不管怎么说,这次还是一样,早晨我把他们一一叫醒、穿戴整齐、安排好早饭,再带上午饭和作业。全都靠我一个人,没有阿姨帮忙。你要觉得这没什么了不起,也是对的,不过你肯定没在中国生活过──作为一个外国人。这这里,如果这些活你全都自己包揽,肯定会有人觉得你脑子有问题。
我们并不是没请人帮忙做家务。实际上,我们请了两个半帮手。丁阿姨每天上午11:30学前班放学到下午6:00负责照顾两岁半的安娜;郁英(音)阿姨周一到周五负责打扫卫生;还有厨师李先生,每周来做两、三次饭。(在这里,人们通常称保姆叫“阿姨”,小孩子如果直接称呼大人的名字是很不礼貌的。)
在我们搬进现在这套房子之前,郁阿姨和李师傅就为这套房子的前一家房客干活。我们也很喜欢他俩,不过一户人家有三个保姆似乎也太过分了。削减人手势在必行。不过他们都很需要这份工钱,所以我们也很难决定谁去谁留。尽管有这些人手,恐怕很多人还是会觉得不够,因为每天早上9点之前,或者下午6点之后,或者整个周末,我们都没人帮忙。我家还好,我经常在家工作,瑞贝卡(Rebecca)若有必要也能在家,也很少到处出差。
不过很多邻居和朋友可就没这么好运了。很多人虽然工作岗位在北京,但要负责整个中国甚至整个亚洲的业务。我就认识不少人,他们有的在国际货币基金组织(International Monetary Fund)任职,有的在德勤(Deloitte),经常一出差就是好几周,偶尔回来过个周末,紧接著又要赶著去机场了。
这种情况下,对那些带著几个孩子的职业女性来说,请个阿姨就非常重要了。不过我家有点不同──男孩子不喜欢受阿姨管教。有好几次,我们俩晚上有事出门,却总会接到家里的电话──“你们几点回家?你们在哪儿?”阿姨让他们上床睡觉,他们断然拒绝:“不,给我爸爸打电话。”他们跟阿姨相处的情况与他们在美国时跟临时照顾他们的人相处时很不一样。不过认真想上一会儿,他们也会安静下来。阿姨们总是像老板对待员工一样对待孩子们,我们说过多少次也无济于事。
很多很小就来到中国的孩子(像安娜)一般都没有这种问题,他们和阿姨相处很好,学会了流利的中文。丁阿姨的英文说得很好,这给我们带来不少便利,但也影响了我们在中文上的进步。
在北京安顿之后几个月,我们和在这儿住了好几年的一位外籍朋友聊天。她问起我们适应得怎样,孩子们过得如何,等等。我们说,都不错,孩子们也挺好,就是每天早上都很忙乱,哪怕我俩都在也还是忙得不可开交。
“干吗不请个阿姨帮忙呢?”她问。
“他们来不了这么早。”
“那,给他们换个时间,要么干脆再请一个,专门早上来。”
“这不行,我们可受不了每天早上7点都有人来按门铃。”
“克服一下吧。”
但我们并不想克服这一点。有时候,正是这种清晨的忙乱才是家人共处的宝贵瞬间。
在新泽西的时候,我们也请人帮忙做家务。有个保姆帮我们照看孩子,前后差不多整整五年。但在北京,家里有时同时有不止一个保姆出入,这也产生出一种等级秩序,对此我也只能视而不见。郁阿姨来自偏远的农村,不识字,从没上过学。丁阿姨和李师傅都是北京人,读过高中。他们中间肯定发生过等级冲突,我隐约有些感觉,不过我不想作更多的反应。

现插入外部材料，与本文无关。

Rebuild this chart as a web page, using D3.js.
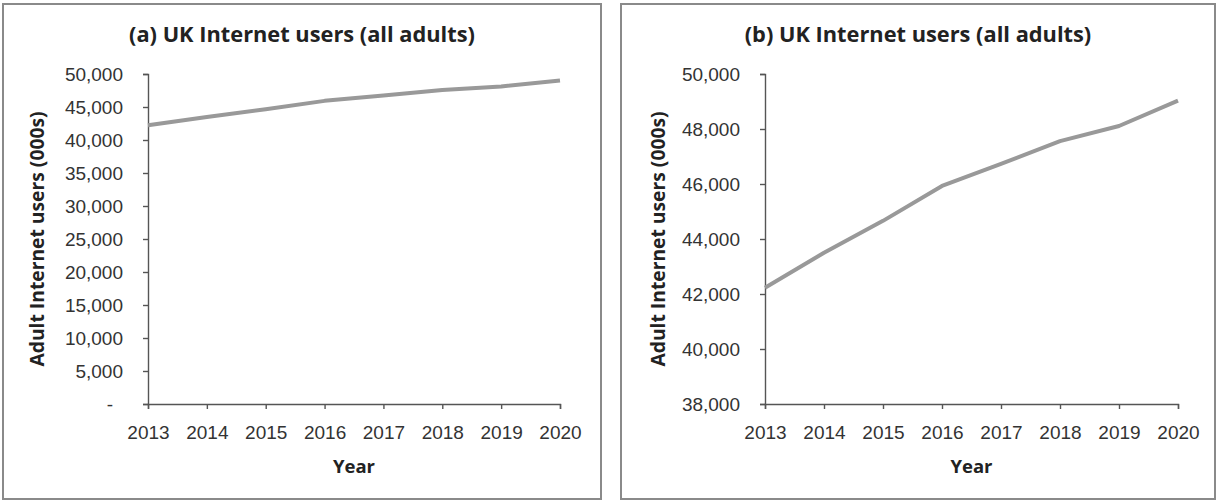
<!DOCTYPE html>
<html>
<head>
<meta charset="utf-8">
<script src="https://cdn.jsdelivr.net/npm/d3@7"></script>
<style>
  html, body { margin: 0; padding: 0; background: #fff; }
  svg { display: block; font-family: "Open Sans", "Noto Sans", sans-serif; }
</style>
</head>
<body>
<svg id="chart" width="1219" height="501"></svg>
<script>
// UK adult internet users, thousands
const years = [2013, 2014, 2015, 2016, 2017, 2018, 2019, 2020];
const users = [42230, 43500, 44660, 45930, 46730, 47560, 48110, 49030];

const panelTitles = ["(a) UK Internet users (all adults)", "(b) UK Internet users (all adults)"];
const yTicksA = [0, 5000, 10000, 15000, 20000, 25000, 30000, 35000, 40000, 45000, 50000];
const yTicksB = [38000, 40000, 42000, 44000, 46000, 48000, 50000];
const xTitle = "Year";
const yTitle = "Adult Internet users (000s)";

const svg = d3.select("#chart");
const fmt = d3.format(",");

const panels = [
  { x0: 3, x1: 601, axisX: 148, right: 560, domain: [0, 50000], ticks: yTicksA,
    tickFmt: d => d === 0 ? "-" : fmt(d), title: panelTitles[0], yTitleX: 37 },
  { x0: 621, x1: 1215, axisX: 765, right: 1178, domain: [38000, 50000], ticks: yTicksB,
    tickFmt: d => fmt(d), title: panelTitles[1], yTitleX: 658 }
];

const plotTop = 74, plotBottom = 404;
const textColor = "#333";
const axisColor = "#555";

panels.forEach(p => {
  // panel frame
  svg.append("rect")
    .attr("x", p.x0).attr("y", 4)
    .attr("width", p.x1 - p.x0).attr("height", 495)
    .attr("fill", "#fff").attr("stroke", "#8a8a8a").attr("stroke-width", 2);

  const x = d3.scaleLinear().domain([years[0], years[years.length - 1]]).range([p.axisX, p.right]);
  const y = d3.scaleLinear().domain(p.domain).range([plotBottom, plotTop]);

  const g = svg.append("g");

  // y axis
  const ya = g.append("g")
    .attr("transform", `translate(${p.axisX},0)`)
    .call(d3.axisLeft(y).tickValues(p.ticks).tickFormat(p.tickFmt).tickSizeOuter(0).tickSize(5).tickPadding(20));
  ya.select(".domain").attr("stroke", axisColor).attr("stroke-width", 1.4);
  ya.selectAll(".tick line").attr("stroke", axisColor).attr("stroke-width", 1.4);
  ya.selectAll(".tick text").attr("fill", textColor).attr("font-size", 19).attr("dy", "0.34em");
  // accounting-style zero dash sits a little in from the number column
  ya.selectAll(".tick text").filter(d => d === 0).attr("dx", -10);

  // x axis
  const xa = g.append("g")
    .attr("transform", `translate(0,${plotBottom})`)
    .call(d3.axisBottom(x).tickValues(years).tickFormat(d3.format("d")).tickSizeOuter(0).tickSize(5).tickPadding(16.5));
  xa.select(".domain").attr("stroke", axisColor).attr("stroke-width", 1.4);
  xa.selectAll(".tick line").attr("stroke", axisColor).attr("stroke-width", 1.4);
  xa.selectAll(".tick text").attr("fill", textColor).attr("font-size", 19);

  // series line
  const line = d3.line().x((d, i) => x(years[i])).y(d => y(d));
  g.append("path")
    .datum(users)
    .attr("d", line)
    .attr("fill", "none")
    .attr("stroke", "#999")
    .attr("stroke-width", 4)
    .attr("stroke-linejoin", "round");

  // title
  g.append("text")
    .attr("x", (p.x0 + p.x1) / 2).attr("y", 42)
    .attr("text-anchor", "middle")
    .attr("font-size", 21.8).attr("font-weight", "bold")
    .attr("fill", "#222")
    .text(p.title);

  // x axis title
  g.append("text")
    .attr("x", (p.axisX + p.right) / 2).attr("y", 473)
    .attr("text-anchor", "middle")
    .attr("font-size", 18.5).attr("font-weight", "bold")
    .attr("fill", "#222")
    .text(xTitle);

  // y axis title
  g.append("text")
    .attr("transform", `translate(${p.yTitleX},${(plotTop + plotBottom) / 2}) rotate(-90)`)
    .attr("text-anchor", "middle")
    .attr("dy", "0.35em")
    .attr("font-size", 19.3).attr("font-weight", "bold")
    .attr("fill", "#222")
    .text(yTitle);
});
</script>
</body>
</html>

为了对付我们感到不舒服的处境,我们采取的一个办法是付高薪,哪怕让自己显得太好心或者太傻。基本上我们是照他们自己的开价付工钱的,结果比大多数外籍员工付的保姆费高出50%还多,恐怕比大多数中国家庭支付的要高出100%。每月300美元左右的薪水让他们比周围有些大学教授挣得还多。但他们三个人的工钱加起来也只不过是我们在美国请一位保姆所花费用的一半。
要想知道他们在我家干活(周一到周五,每天不足8小时)有多轻松,只要看看附近一家杂货店的年轻女孩就能明白。我看她总在店里上班,就去问她有没有假期。“有啊,”她笑著说,“每月有两天。”
但我们还是很难适应这种雇主的角色,常常觉得自己就像二十世纪初在印度监管茶园的英国人。在这里的很多外国人其实很享受这种貌似富人的生活方式,但我们不行。我们尽量礼貌待人,也教孩子们要有礼貌,严格要求他们说“请”和“谢谢”,自己收拾东西而不要等著阿姨来帮忙。我们一旦忙完,就赶紧关好门,享受跟孩子们在一起的难得时光。我们总是尽量提醒自己,也提醒孩子们,我们是多么的幸运,而这种生活方式又是多么的不寻常。